I recently visited Bryce Canyon National Park, an other-worldly place of hoodoos and other colorful, sculpted rock formations. When shooting landscapes, I especially like to photograph at sunrise and sunset. As all photographers know, the light is best at those times of day, and good light is a key ingredient in dramatic photography that evokes an emotional response. That’s what I’m after when I photograph--I’m not trying simply to document a place. I’m trying to create a piece of art that captures the feeling of the location and the moment.
When I arrived on location, I knew I had a couple different dilemmas. First of all, the weather was not really cooperating. It was partly to mostly cloudy for most of the afternoon, which would have been fine, but it really started to cloud over as the afternoon wore on. I was afraid that it would be completely overcast for sunset. The second dilemma was whether it would be best to shoot at sunset or at sunrise. That was easy to solve, though--I planned to shoot at both times!
At sunset, the sky was as I feared. It was quite cloudy, and the sun wasn’t really coming through the clouds at all. The entire landscape was in shadows. One thing I’ve learned about landscape photography, however, is that patience is a virtue.
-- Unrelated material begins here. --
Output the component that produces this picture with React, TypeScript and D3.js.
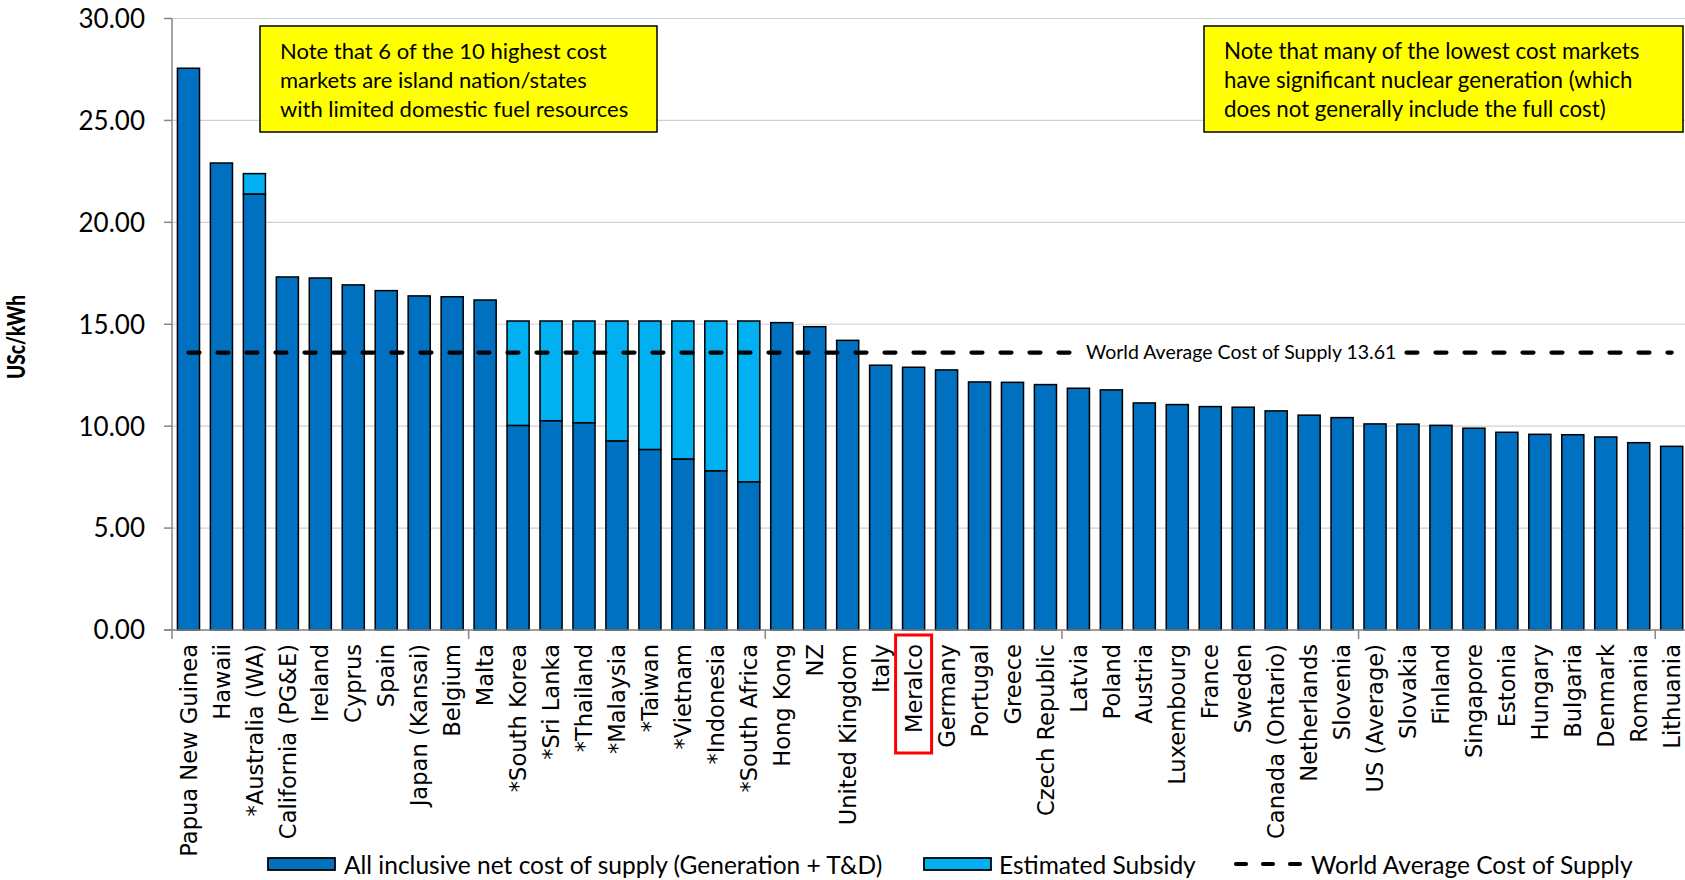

I’ve also learned that the sky conditions can change quickly, especially at sunset. It wasn’t completely overcast, and there was the possibility that if the clouds broke enough to let some sunlight through, it could be a really good opportunity. I waited and took several shots as time passed. Finally, while the sun was still above the horizon, the clouds started to break and the sun came through. The clouds above were lit up creating a beautiful sky, and the landscape on the southeast side of the canyon was glowing a deep orange color. I had my opportunity and I took it. I was really happy I waited it out.
The next morning I returned, but unfortunately the clouds were completely blocking the sun. I couldn’t get what I wanted that morning, but I returned the following morning. It was perfectly clear that second morning, and now the sun was casting its early morning orange glow on the Bryce Canyon amphitheater to the northwest. I had my sunrise shot.
It’s really interesting to me to see the difference between the two images. I like them both for different reasons. I like the way the sun lights up the landscape in the sunrise shot. In the sunset shot, we get some of that, but we also have a much more dramatic and interesting sky. The feel of the photographs is completely different, which I find fascinating. If you think about it, what’s the difference between sunrise and sunset? The sun is low in the sky, the colors are yellow, red, and orange, and this is pretty much the same at both times. But when I look at these two images, they feel completely different. The sunset photograph feels like sunset. That couldn’t be sunrise. I don’t know why. And the sunrise photograph feels like sunrise. It feels like the start of the new day. Maybe it’s just me because I was there, but when I see the photographs, that’s one of the things I get from them. You might not see that, but hopefully you see something worth looking at!